Of course, the warm-and-fuzzy blanket of inclusion covers race and sexual orientation. But it is seldom extended to temperament—despite the fact that our temperament arguably shapes us more than anything else.
I’m a quiet person by nature. Although I can be sociable and outgoing, I generally tend to keep to myself. It’s part of my makeup; it’s just who I am.
Yet seldom a week goes by that someone’s not trying to “reform” me.
I used to know a woman who would strong-arm me into attending her parties—and then berate me when I didn’t stay. I had a boss whose singular mission was to make me more “assertive.” I’ve been teased by my family and ribbed by my friends. All for being myself.
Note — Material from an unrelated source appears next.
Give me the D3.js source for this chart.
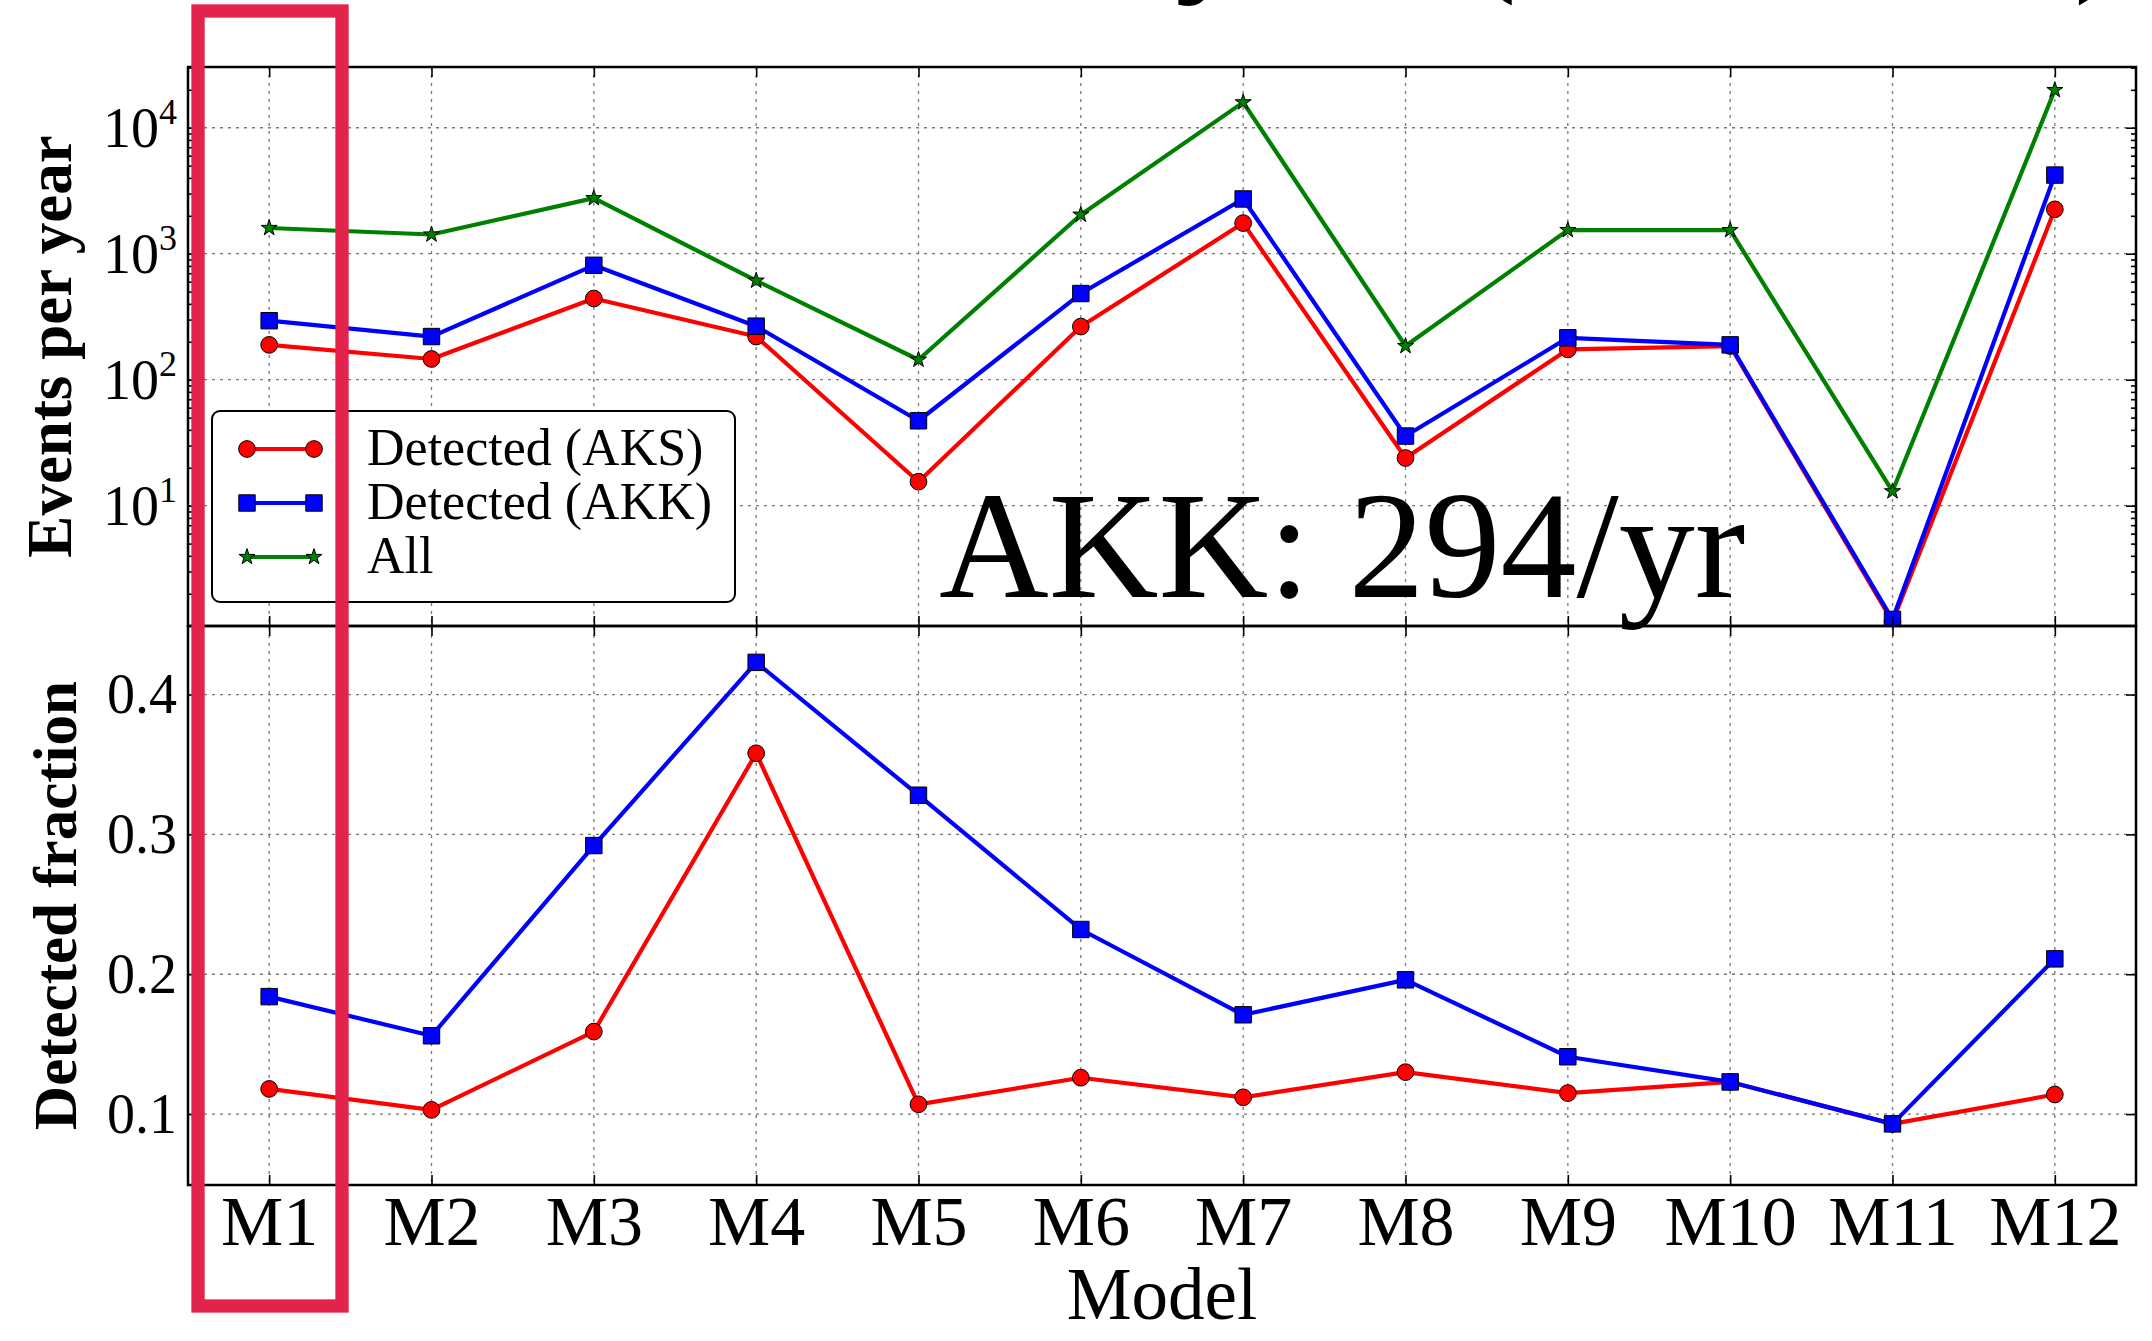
<!DOCTYPE html>
<html>
<head>
<meta charset="utf-8">
<script src="https://cdn.jsdelivr.net/npm/d3@7"></script>
<style>
  body { margin: 0; background: #fff; }
  svg text { font-family: "Liberation Serif", "Times New Roman", serif; fill: #000; }
</style>
</head>
<body>
<svg width="2152" height="1341"></svg>
<script>
// values
var models = ["M1","M2","M3","M4","M5","M6","M7","M8","M9","M10","M11","M12"];
var allEvents = [1600, 1420, 2760, 611, 144, 2040, 15900, 185, 1540, 1540, 13.0, 19900];
var aksEvents = [189, 146, 441, 220, 15.5, 264, 1750, 23.9, 174, 185, 1.2, 2250];
var akkEvents = [294, 220, 809, 266, 47.2, 483, 2720, 35.7, 215, 189, 1.25, 4210];
var aksFrac = [0.118, 0.103, 0.159, 0.358, 0.107, 0.126, 0.112, 0.130, 0.115, 0.123, 0.093, 0.114];
var akkFrac = [0.184, 0.156, 0.292, 0.423, 0.328, 0.232, 0.171, 0.196, 0.141, 0.123, 0.093, 0.211];
var logTicks = [10, 100, 1000, 10000];
var fracTicks = [0.1, 0.2, 0.3, 0.4];
var seriesNames = ["Detected (AKS)", "Detected (AKK)", "All"];

var svg = d3.select("svg"),
    left = 188, right = 2136,
    top1 = 67, mid = 626, bot2 = 1185;

var x = d3.scalePoint().domain(models).range([left, right]).padding(0.5);
var yTop = d3.scaleLog().domain([Math.pow(10, 0.045), Math.pow(10, 4.482)]).range([mid, top1]);
var yBot = d3.scaleLinear().domain([0.0493, 0.449]).range([bot2, mid]);

var series = [
  {name: seriesNames[0], color: "#ff0000", symbol: d3.symbolCircle, size: 220, top: aksEvents, bot: aksFrac},
  {name: seriesNames[1], color: "#0000ff", symbol: d3.symbolSquare, size: 270, top: akkEvents, bot: akkFrac},
  {name: seriesNames[2], color: "#008000", symbol: d3.symbolStar, size: 80, top: allEvents, bot: null}
];

// title is cut off at the top, only the glyph bottoms show
[["y", 1175, -27], ["(", 1466, -27], [")", 2074, -27]].forEach(function(t) {
  svg.append("text").attr("x", t[1]).attr("y", t[2])
    .attr("font-size", 152).text(t[0]);
});

// grid
var grid = svg.append("g")
    .attr("stroke", "#777").attr("stroke-width", 1.3)
    .attr("stroke-dasharray", "3,5").attr("fill", "none");
models.forEach(function(m) {
  grid.append("line").attr("x1", x(m)).attr("x2", x(m)).attr("y1", top1).attr("y2", bot2);
});
logTicks.forEach(function(v) {
  grid.append("line").attr("x1", left).attr("x2", right).attr("y1", yTop(v)).attr("y2", yTop(v));
});
fracTicks.forEach(function(v) {
  grid.append("line").attr("x1", left).attr("x2", right).attr("y1", yBot(v)).attr("y2", yBot(v));
});

// data
svg.append("clipPath").attr("id", "clipTop").append("rect")
    .attr("x", left).attr("y", top1 - 10).attr("width", right - left).attr("height", mid - top1 + 10);
svg.append("clipPath").attr("id", "clipBot").append("rect")
    .attr("x", left).attr("y", mid).attr("width", right - left).attr("height", bot2 - mid);

function drawSeries(s, values, y, clip) {
  var g = svg.append("g").attr("clip-path", "url(#" + clip + ")");
  var line = d3.line()
      .x(function(d, i) { return x(models[i]); })
      .y(function(d) { return y(d); });
  g.append("path").datum(values)
      .attr("d", line)
      .attr("fill", "none")
      .attr("stroke", s.color)
      .attr("stroke-width", 4.2)
      .attr("stroke-linejoin", "round");
  g.selectAll("path.mk").data(values).enter().append("path")
      .attr("class", "mk")
      .attr("transform", function(d, i) { return "translate(" + x(models[i]) + "," + y(d) + ")"; })
      .attr("d", d3.symbol().type(s.symbol).size(s.size))
      .attr("fill", s.color)
      .attr("stroke", "#000")
      .attr("stroke-width", 1);
}
series.forEach(function(s) {
  drawSeries(s, s.top, yTop, "clipTop");
  if (s.bot) drawSeries(s, s.bot, yBot, "clipBot");
});

// axes (ticks point inward)
function axisG(axis, tx, ty) {
  var g = svg.append("g").attr("transform", "translate(" + tx + "," + ty + ")").call(axis);
  g.select(".domain").remove();
  g.selectAll(".tick line").attr("stroke", "#000").attr("stroke-width", 1.6);
  return g;
}
axisG(d3.axisTop(x).tickSize(-10).tickFormat(""), 0, top1);
axisG(d3.axisBottom(x).tickSize(-10).tickFormat(""), 0, mid);
axisG(d3.axisTop(x).tickSize(-10).tickFormat(""), 0, mid);
var xAxis = axisG(d3.axisBottom(x).tickSize(-10).tickPadding(10), 0, bot2);
xAxis.selectAll("text").attr("font-size", 70).attr("fill", "#000");

var minor = yTop.ticks().filter(function(v) { return logTicks.indexOf(v) < 0; });
axisG(d3.axisLeft(yTop).tickValues(logTicks).tickSize(-10).tickFormat(""), left, 0);
axisG(d3.axisRight(yTop).tickValues(logTicks).tickSize(-10).tickFormat(""), right, 0);
axisG(d3.axisLeft(yTop).tickValues(minor).tickSize(-5).tickFormat(""), left, 0);
axisG(d3.axisRight(yTop).tickValues(minor).tickSize(-5).tickFormat(""), right, 0);

var yAxisB = axisG(d3.axisLeft(yBot).tickValues(fracTicks).tickSize(-10).tickPadding(11).tickFormat(d3.format(".1f")), left, 0);
yAxisB.selectAll("text").attr("font-size", 56).attr("fill", "#000");
axisG(d3.axisRight(yBot).tickValues(fracTicks).tickSize(-10).tickFormat(""), right, 0);

// log tick labels 10^n
logTicks.forEach(function(v) {
  var t = svg.append("text")
      .attr("x", left - 11).attr("y", yTop(v) + 19)
      .attr("text-anchor", "end").attr("font-size", 56);
  t.append("tspan").text("10");
  t.append("tspan").attr("font-size", 36).attr("dy", -23).text(String(Math.round(Math.log10(v))));
});

// frames
svg.append("rect").attr("x", left).attr("y", top1).attr("width", right - left).attr("height", mid - top1)
    .attr("fill", "none").attr("stroke", "#000").attr("stroke-width", 2.5);
svg.append("rect").attr("x", left).attr("y", mid).attr("width", right - left).attr("height", bot2 - mid)
    .attr("fill", "none").attr("stroke", "#000").attr("stroke-width", 2.5);

// axis titles
svg.append("text").attr("transform", "translate(71," + ((top1 + mid) / 2) + ") rotate(-90)")
    .attr("text-anchor", "middle").attr("font-size", 63).attr("font-weight", "bold")
    .text("Events per year");
svg.append("text").attr("transform", "translate(76," + ((mid + bot2) / 2) + ") rotate(-90)")
    .attr("text-anchor", "middle").attr("font-size", 61).attr("font-weight", "bold")
    .text("Detected fraction");
svg.append("text").attr("x", (left + right) / 2).attr("y", 1319)
    .attr("text-anchor", "middle").attr("font-size", 73)
    .text("Model");

// legend
var legend = svg.append("g");
legend.append("rect").attr("x", 212).attr("y", 411).attr("width", 523).attr("height", 191)
    .attr("rx", 8).attr("fill", "#fff").attr("stroke", "#000").attr("stroke-width", 2);
var rows = legend.selectAll("g.row").data(series).enter().append("g")
    .attr("class", "row")
    .attr("transform", function(d, i) { return "translate(0," + (449 + i * 54) + ")"; });
rows.append("line").attr("x1", 247).attr("x2", 314)
    .attr("stroke", function(d) { return d.color; }).attr("stroke-width", 4);
[247, 314].forEach(function(px) {
  rows.append("path")
      .attr("transform", "translate(" + px + ",0)")
      .attr("d", function(d) { return d3.symbol().type(d.symbol).size(d.size)(); })
      .attr("fill", function(d) { return d.color; })
      .attr("stroke", "#000").attr("stroke-width", 1);
});
rows.append("text").attr("x", 367).attr("y", 16).attr("font-size", 52)
    .text(function(d) { return d.name; });

// annotation
svg.append("text").attr("x", 939).attr("y", 597).attr("font-size", 152)
    .text("AKK: 294/yr");

// highlight box around M1
svg.append("rect").attr("x", 198).attr("y", 11).attr("width", 144).attr("height", 1295)
    .attr("fill", "none").attr("stroke", "#e2234b").attr("stroke-width", 13.3);
</script>
</body>
</html>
Lately, I’ve been noticing a similar trend at work. There has been a slow, but pronounced, cultural shift. My contributions are highly valued. But my temperament? Not so much. I find myself on the outskirts of a macho culture of push-up contests and high-fives. It’s a lonely feeling.
Fortunately, I’m not really alone. I have a handful of friends who love me, even if I am low-key. And I have Esteban, who has never once set out to change me. He’s always embraced me just the way I am.
Our culture values extroversion and aggression. But I don’t think we should devalue people who differ from that “ideal.” Accepting individuals’ temperaments is the first step in being truly inclusive and diverse.
Well said; proof once more that truth doesn’t need to be shouted (Glenn Beck, please take note. Glenn? GLENN!).
My wife, a self-identifying introvert who navigates social waters far better than I ever tried to, told me recently that extroverts gain energy from socializing with others; introverts feel drained by the same process. Just as I expected: extroverts ARE vampires.
Your fine post prompted me to revisit Jonathan Rauch’s beautiful bittersweet essay “Caring for Your Introvert” in The Atlantic, March 2003. It’s online and worth looking up.